When my friend Dave Dunham first described the Stark Mountain Hill Climb race to me earlier this summer, I knew that it was a “must do” event. This race is unique in New England mountain racing in that each athlete gets to choose their route to the top of the mountain. The notoriously steep terrain of Mad River Glen Ski area on Stark Mountain in Fayston, VT served as the playing field for this event. There were numerous routes to the top. The access road was the longest and most gradual, the lift line was the shortest and steepest. In between these two extremes were several intermediate and black diamond ski trails to choose from.
The vertical climb from the Base Lodge to the Summit House was 2,000 feet. The ridiculously steep and often VERTICAL lift line trail ascended this elevation in one mile, making the grade a mind blowing 38%. Curious to see how my legs would fare on a climb twice as high as the US Bank Tower race in L.A., I chose the most direct route to the top.

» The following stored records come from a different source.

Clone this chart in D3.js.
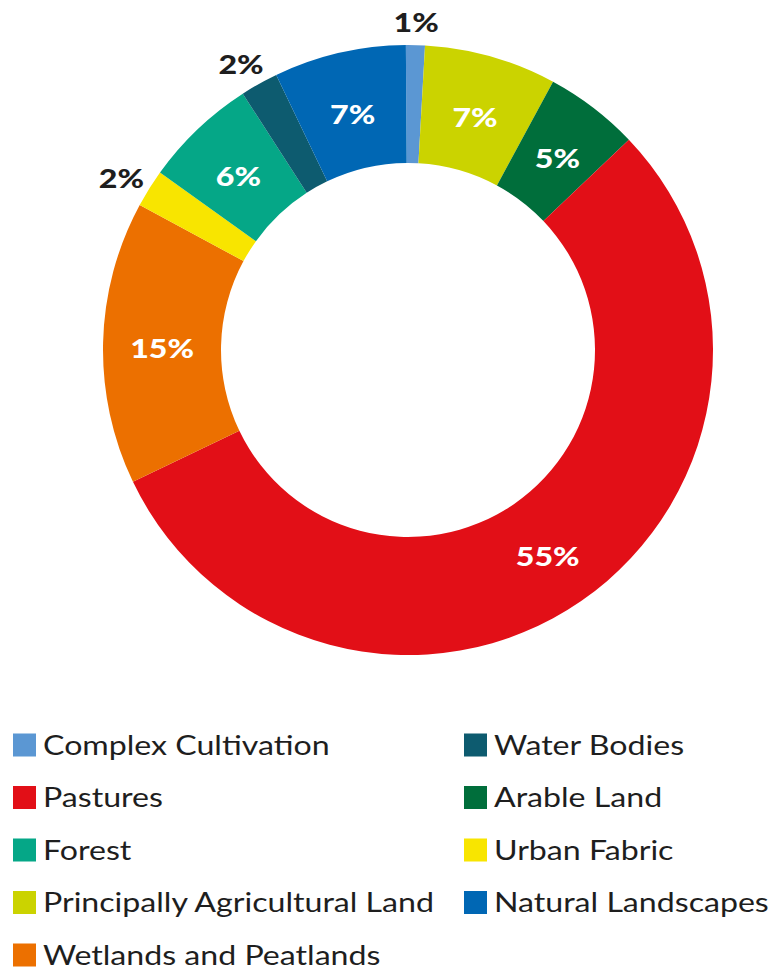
<!DOCTYPE html>
<html>
<head>
<meta charset="utf-8">
<script src="https://cdn.jsdelivr.net/npm/d3@7"></script>
<style>
html,body{margin:0;padding:0;background:#fff;}
svg{display:block;}
</style>
</head>
<body>
<svg id="chart" width="771" height="968"></svg>
<script>
// Slices in clockwise order starting at 12 o'clock
const categories = ["Complex Cultivation","Principally Agricultural Land","Arable Land","Pastures","Wetlands and Peatlands","Urban Fabric","Forest","Water Bodies","Natural Landscapes"];
const values = [1,7,5,55,15,2,6,2,7];
const colors = ["#5b97d3","#cbd300","#006e3b","#e20f17","#ec7000","#f8e500","#05a787","#0d5b6f","#0067b4"];
const labelOutside = [true,false,false,false,false,true,false,true,false];
// Legend layout (two columns)
const legendLeft = ["Complex Cultivation","Pastures","Forest","Principally Agricultural Land","Wetlands and Peatlands"];
const legendRight = ["Water Bodies","Arable Land","Urban Fabric","Natural Landscapes"];

const svg = d3.select("#chart");
const cx = 408, cy = 350, rOuter = 305, rInner = 187;
const stretch = 1.19;
const color = d3.scaleOrdinal().domain(categories).range(colors);

const data = categories.map((c,i)=>({cat:c, value:values[i], out:labelOutside[i]}));
const pie = d3.pie().value(d=>d.value).sort(null).startAngle(-0.007).endAngle(2*Math.PI-0.007);
const arcs = pie(data);
const arc = d3.arc().innerRadius(rInner).outerRadius(rOuter);
const arcMid = d3.arc().innerRadius((rInner+rOuter)/2).outerRadius((rInner+rOuter)/2);
const arcOut = d3.arc().innerRadius(332).outerRadius(332);

const g = svg.append("g").attr("transform",`translate(${cx},${cy})`);
g.selectAll("path.slice").data(arcs).join("path")
  .attr("class","slice")
  .attr("d",arc)
  .attr("fill",d=>color(d.data.cat));

const fmt = d => d3.format(".0f")(d.data.value) + "%";
g.selectAll("text.lbl").data(arcs).join("text")
  .attr("class","lbl")
  .attr("transform",d=>{
    const p = d.data.out ? arcOut.centroid(d) : arcMid.centroid(d);
    const dx = d.data.out && p[0] < -50 ? -5 : 0;
    return `translate(${p[0]+dx},${p[1]+4}) scale(${stretch},1)`;
  })
  .attr("text-anchor","middle")
  .attr("dy","0.36em")
  .attr("font-family","Lato, sans-serif")
  .attr("font-weight","900")
  .attr("font-size","27px")
  .attr("fill",d=>d.data.out ? "#1e1e1e" : "#ffffff")
  .text(fmt);

// Legend
const legY = d3.scalePoint().domain(d3.range(5)).range([745,955]);
function drawLegend(items, x){
  const lg = svg.append("g");
  const rows = lg.selectAll("g").data(items).join("g")
    .attr("transform",(d,i)=>`translate(${x},${legY(i)})`);
  rows.append("rect").attr("x",0).attr("y",-11.5).attr("width",23).attr("height",23)
    .attr("fill",d=>color(d));
  rows.append("text")
    .attr("transform",`translate(30,0) scale(${stretch},1)`)
    .attr("dy","0.36em")
    .attr("font-family","Lato, sans-serif").attr("font-size","27px")
    .attr("fill","#1e1e1e").text(d=>d);
}
drawLegend(legendLeft, 13);
drawLegend(legendRight, 464);
</script>
</body>
</html>
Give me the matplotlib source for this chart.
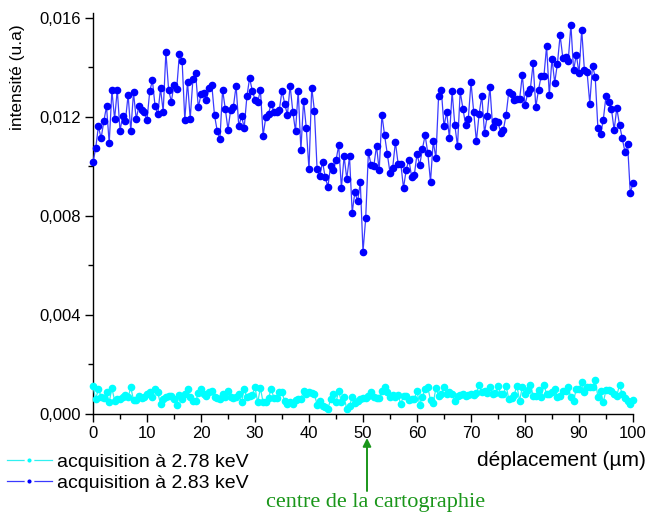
import numpy as np
import matplotlib
matplotlib.use("Agg")
import matplotlib.pyplot as plt
from matplotlib.lines import Line2D
from matplotlib.ticker import MultipleLocator, FuncFormatter

# ---------------- data ----------------
x_um = np.arange(0, 100.5, 0.5)  # sampling positions (µm), 201 points

blue_283 = [  # intensity x 1e-3, acquisition at 2.83 keV
    10.17, 10.74, 11.62, 11.14, 11.82, 12.43, 10.94, 13.07, 11.92, 13.10,
    11.44, 12.03, 11.84, 12.89, 11.44, 12.99, 11.92, 12.43, 12.27, 12.19,
    11.87, 13.03, 13.48, 12.43, 12.11, 13.15, 12.22, 14.63, 13.10, 12.62,
    13.29, 13.14, 14.54, 14.28, 11.88, 13.42, 11.93, 13.52, 13.77, 12.39,
    12.91, 12.95, 12.69, 13.18, 13.29, 12.07, 11.44, 11.09, 13.10, 12.32,
    11.49, 12.30, 12.42, 13.26, 11.62, 12.03, 11.57, 12.83, 13.57, 13.06,
    12.70, 12.59, 13.10, 11.25, 11.99, 12.13, 12.54, 12.22, 12.19, 12.28,
    13.06, 12.54, 12.08, 13.27, 12.22, 11.42, 13.06, 10.66, 12.66, 11.55,
    9.88, 13.19, 12.26, 9.88, 9.61, 10.19, 9.57, 9.18, 10.03, 9.84,
    10.25, 10.85, 9.14, 10.41, 9.50, 10.41, 8.14, 8.97, 8.59, 9.36,
    6.56,
    7.91, 10.59, 10.05, 10.01, 10.83, 9.85, 12.09, 11.26, 10.51, 9.75,
    9.95, 10.99, 10.11, 10.11, 9.13, 9.87, 10.27, 9.59, 9.65, 10.50,
    10.05, 10.71, 11.26, 10.55, 9.38, 11.01, 10.34, 12.86, 13.10, 11.62,
    12.20, 11.14, 13.03, 11.68, 10.82, 13.03, 12.34, 11.69, 11.93, 13.40,
    12.19, 11.01, 12.12, 12.86, 11.36, 12.04, 13.22, 11.60, 11.84, 11.81,
    11.34, 11.49, 12.08, 13.02, 12.94, 12.69, 12.74, 12.72, 13.69, 12.48,
    12.95, 13.14, 14.16, 12.40, 13.09, 13.67, 13.64, 14.87, 12.89, 14.36,
    13.38, 14.15, 15.30, 14.40, 14.41, 14.26, 15.72, 13.88, 14.52, 13.76,
    15.52, 13.89, 13.80, 12.54, 14.07, 13.62, 11.54, 11.30, 11.89, 12.85,
    12.59, 12.34, 11.48, 12.35, 11.69, 11.14, 10.60, 10.89, 8.91, 9.34,
]

cyan_278 = [  # intensity x 1e-3, acquisition at 2.78 keV
    1.14, 0.60, 1.01, 0.70, 0.65, 0.87, 0.47, 1.05, 0.54, 0.60,
    0.62, 0.70, 0.78, 0.67, 1.08, 0.56, 0.56, 0.74, 0.65, 0.67,
    0.81, 0.87, 0.67, 1.01, 0.87, 0.40, 0.60, 0.70, 0.72, 0.74,
    0.60, 0.36, 0.78, 0.60, 0.81, 1.01, 0.67, 0.51, 0.51, 0.83,
    1.01, 0.81, 0.74, 0.87, 0.91, 0.67, 0.65, 0.60, 0.81, 0.70,
    0.94, 0.70, 0.65, 0.67, 0.81, 0.47, 1.01, 0.67, 0.74, 0.78,
    1.08, 0.47, 1.05, 0.47, 0.50, 0.65, 1.01, 0.65, 0.65, 0.87,
    0.87, 0.51, 0.40, 0.47, 0.40, 0.56, 0.60, 0.60, 0.94, 0.81,
    0.87, 0.83, 0.80, 0.38, 0.54, 0.34, 0.27, 0.20, 0.60, 0.81,
    0.47, 0.94, 0.47, 0.67, 0.20, 0.34, 0.67, 0.43, 0.54, 0.60,
    0.65, 0.63, 0.74, 0.87, 0.67, 0.65, 0.65, 0.94, 1.08, 0.87,
    0.70, 0.77, 0.67, 0.78, 0.40, 0.74, 0.74, 0.56, 0.60, 0.62,
    0.91, 0.38, 0.70, 1.01, 1.08, 0.56, 0.43, 1.05, 0.74, 0.81,
    1.10, 0.81, 0.87, 0.81, 0.54, 0.74, 0.78, 0.80, 0.74, 0.78,
    0.81, 0.77, 0.83, 1.18, 0.87, 0.91, 0.85, 1.08, 0.81, 0.83,
    1.14, 0.81, 0.81, 1.14, 0.60, 0.63, 0.78, 1.14, 0.54, 1.08,
    0.81, 0.97, 1.18, 0.74, 0.74, 0.97, 0.67, 1.18, 0.81, 0.81,
    0.87, 1.01, 0.70, 0.72, 0.94, 0.91, 1.08, 0.67, 0.54, 1.01,
    1.01, 1.28, 0.87, 1.08, 1.08, 1.10, 1.37, 0.70, 0.94, 0.47,
    0.97, 0.95, 0.91, 0.81, 0.74, 1.18, 0.81, 0.65, 0.54, 0.40,
    0.56,
]

series_labels = ['acquisition à 2.78 keV', 'acquisition à 2.83 keV']
y_ticks = [0.000, 0.004, 0.008, 0.012, 0.016]
x_ticks = [0, 10, 20, 30, 40, 50, 60, 70, 80, 90, 100]

# ---------------- figure ----------------
plt.rcParams['font.family'] = ['Liberation Sans', 'DejaVu Sans']

W, H = 648, 515
fig = plt.figure(figsize=(W / 100, H / 100), dpi=100)
ax_left, ax_right = 93, 633
ax_bottom, ax_top = 414, 13
ax = fig.add_axes([ax_left / W, (H - ax_bottom) / H,
                   (ax_right - ax_left) / W, (ax_bottom - ax_top) / H])

c_cyan, c_cyan_line = '#00ffff', '#30f0f0'
c_blue, c_blue_line = '#0000ff', '#3a3aff'

ax.plot(x_um, np.array(cyan_278) * 1e-3, '-', color=c_cyan_line, lw=0.9,
        marker='o', ms=4.5, mfc=c_cyan, mec=c_cyan,
        clip_on=False, zorder=3)
ax.plot(x_um, np.array(blue_283) * 1e-3, '-', color=c_blue_line, lw=0.9,
        marker='o', ms=4.5, mfc=c_blue, mec=c_blue,
        clip_on=False, zorder=4)

ax.set_xlim(0, 100)
ax.set_ylim(0, 0.0162)
for s in ('top', 'right'):
    ax.spines[s].set_visible(False)
for s in ('left', 'bottom'):
    ax.spines[s].set_linewidth(1.0)

ax.set_xticks(x_ticks)
ax.xaxis.set_minor_locator(MultipleLocator(5))
ax.set_yticks(y_ticks)
ax.yaxis.set_minor_locator(MultipleLocator(0.002))
ax.yaxis.set_major_formatter(FuncFormatter(lambda v, p: f"{v:.3f}".replace('.', ',')))
ax.tick_params(which='major', direction='out', length=6, width=1.0,
               labelsize=12, pad=3)
ax.tick_params(which='minor', direction='out', length=3.5, width=1.0)

fig.text(18 / W, 1 - 77 / H, 'intensité (u.a)', rotation=90,
         ha='center', va='center', fontsize=12.5)
fig.text(646 / W, 1 - 461 / H, 'déplacement (µm)', ha='right', va='center',
         fontsize=15)

handles = [
    Line2D([], [], color=c_cyan_line, lw=0.9, marker='o', ms=5,
           mfc=c_cyan, mec='white', mew=2.0),
    Line2D([], [], color=c_blue_line, lw=0.9, marker='o', ms=5,
           mfc=c_blue, mec='white', mew=2.0),
]
fig.legend(handles, series_labels, loc='upper left',
           bbox_to_anchor=(5 / W, 1 - 451 / H), frameon=False,
           fontsize=14, handlelength=2.3, handletextpad=0.3,
           labelspacing=0.2, numpoints=1, borderaxespad=0,
           borderpad=0.1)

green = '#1a961a'
fig.text(376 / W, 1 - 503 / H, 'centre de la cartographie', ha='center',
         va='center', fontsize=16, color=green, family='Liberation Serif')
ax.annotate('', xy=(367 / W, 1 - 438 / H), xycoords='figure fraction',
            xytext=(367 / W, 1 - 491 / H), textcoords='figure fraction',
            arrowprops=dict(arrowstyle='-|>', color=green, lw=1.4,
                            mutation_scale=12, shrinkA=0, shrinkB=0),
            annotation_clip=False)

fig.savefig('out.png', dpi=100)
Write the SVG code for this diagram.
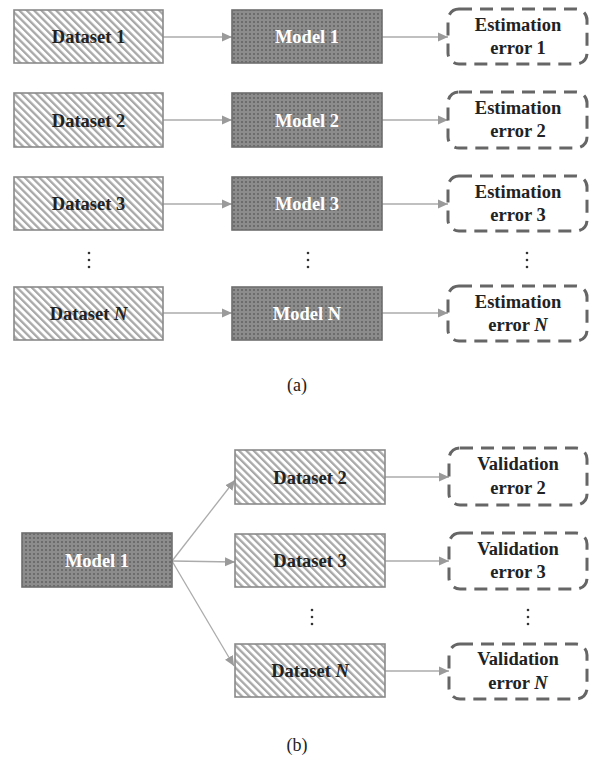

My return to Vermont after eight days in Los Angeles affected me more than I anticipated. California still holds a lot of magic for me. It’s an extraordinary place populated by extraordinary people. Although the drive north on Vermont’s Route 100 offered up a spectacular display of fall foliage in peak brilliance, I was sad to be back in the land of impending winter. Being a raw vegan and a dedicated athlete does not mean that I eat the perfect foods at the perfect times in the perfect amounts. Yes, I often eat emotionally. A giant, super delicious salad with all the fixin’s at 11PM the night before a big race was probably not the best choice… It was definitely NOT the best choice.
I stood on the starting line bouncing about and looking straight up the mountain at the summit looming high in the distance. My intestines were voicing their disapproval of my dietary choices of the night prior. I felt bloated and sluggish and had a good mind to knock some sense into myself on this vertical test. Well, had I had some “sense” to begin with, I probably would have noticed the light snow on top of the mountain and dressed accordingly. The winds were fierce. Temperatures at the base of the mountain were in the 40’s. At the summit, they could easily have been in the 20’s with the wind chill.
In a flash we were off in a stampede of lycra, wool hats and fleece… one brave soul ran shirtless. I headed left towards the lift line, everyone else headed straight, up another trail. Before the race I had talked to many of the locals about the best route up. They all offered their advice, none of which was to take the lift line. As I noticed the mass of bodies moving off to my right I began to question my decision. That’s when I noticed the twenty foot cliff near the bottom of the lift line trail. A quick adjustment had me veering right and chasing the pack up the other trail. Within a few hundred meters I had made up the ground and overtaken the lead runner. I scrambled up the steepest trail at each intersection I came to but realized that I could no longer see the lift line. A quick look back revealed that no one was following me. Was I moving across the mountain and not directly up its slope? Was I headed to the other peak of the mountain? After scaling some small cliffs and soggy moss covered waterfalls I started cutting through the woods to where I thought the lift line might be. It was rough going. The ground was slippery and muddy and extremely steep. My run had turned into an off balance jungle jaunt. Having the camera in one hand only made matters worse. Every time I slipped or fell, I would roll to avoid hitting the camera on the ground or in the mud.
When I finally emerged onto the lift line I could see the midway lift station not far ahead. I charged on. The lift line was even steeper than the trails and woods I had been traversing. I climbed, slipped, grabbed at brush and small trees, fell, scaled ledges and worked my quads to the point of near extinction. When my legs could take no more, I would press my hands down on my knees and power hike. Every now and then I would start back into a run until my legs would fail again. I did my best to not look up at how far I had to go and how slowly I was moving from lift tower to lift tower. Voices of people in the chairs above me calmed me in the midst of my struggle. Their experience of ascending this mountain was very different from my own, and it was nice to adopt their jovial energy as they casually chatted and remarked at the intensity of the fall colors. I was so immersed in their conversation that I didn’t realize until I was nearly at the top that I was almost keeping up with the lift and could therefore tune in to their chatter for what must have been 10 minutes of the climb.
A smattering of snow speckled the ground like a patchwork quilt. The winds were intensifying the higher I got. I could hear more voices ahead and finally looked up. A hundred meters away was the Summit House. With all the energy I could muster I let out one final charge to the finish. On legs of molten lead I crossed the finish line in first place. It will be a race I will never forget.
Standing on the summit of Stark Mountain and taking in the sea of orange and red mountains that stretched out for a hundred miles, I was a happy man. Not only was I in one of the most beautiful places on earth, but it was the third straight victory for the Running Raw Project. I cheered on the other racers as they appeared from several different trails and converged on the finish line, and then I quickly jumped on the lift for a twenty-two minute ride to the bottom of the mountain and a mild case of hypothermia. Nothing that a bowl of hot soup can’t take care of… wait a minute… damn raw food diet!!!!
Just kidding… I wouldn’t trade it for the world.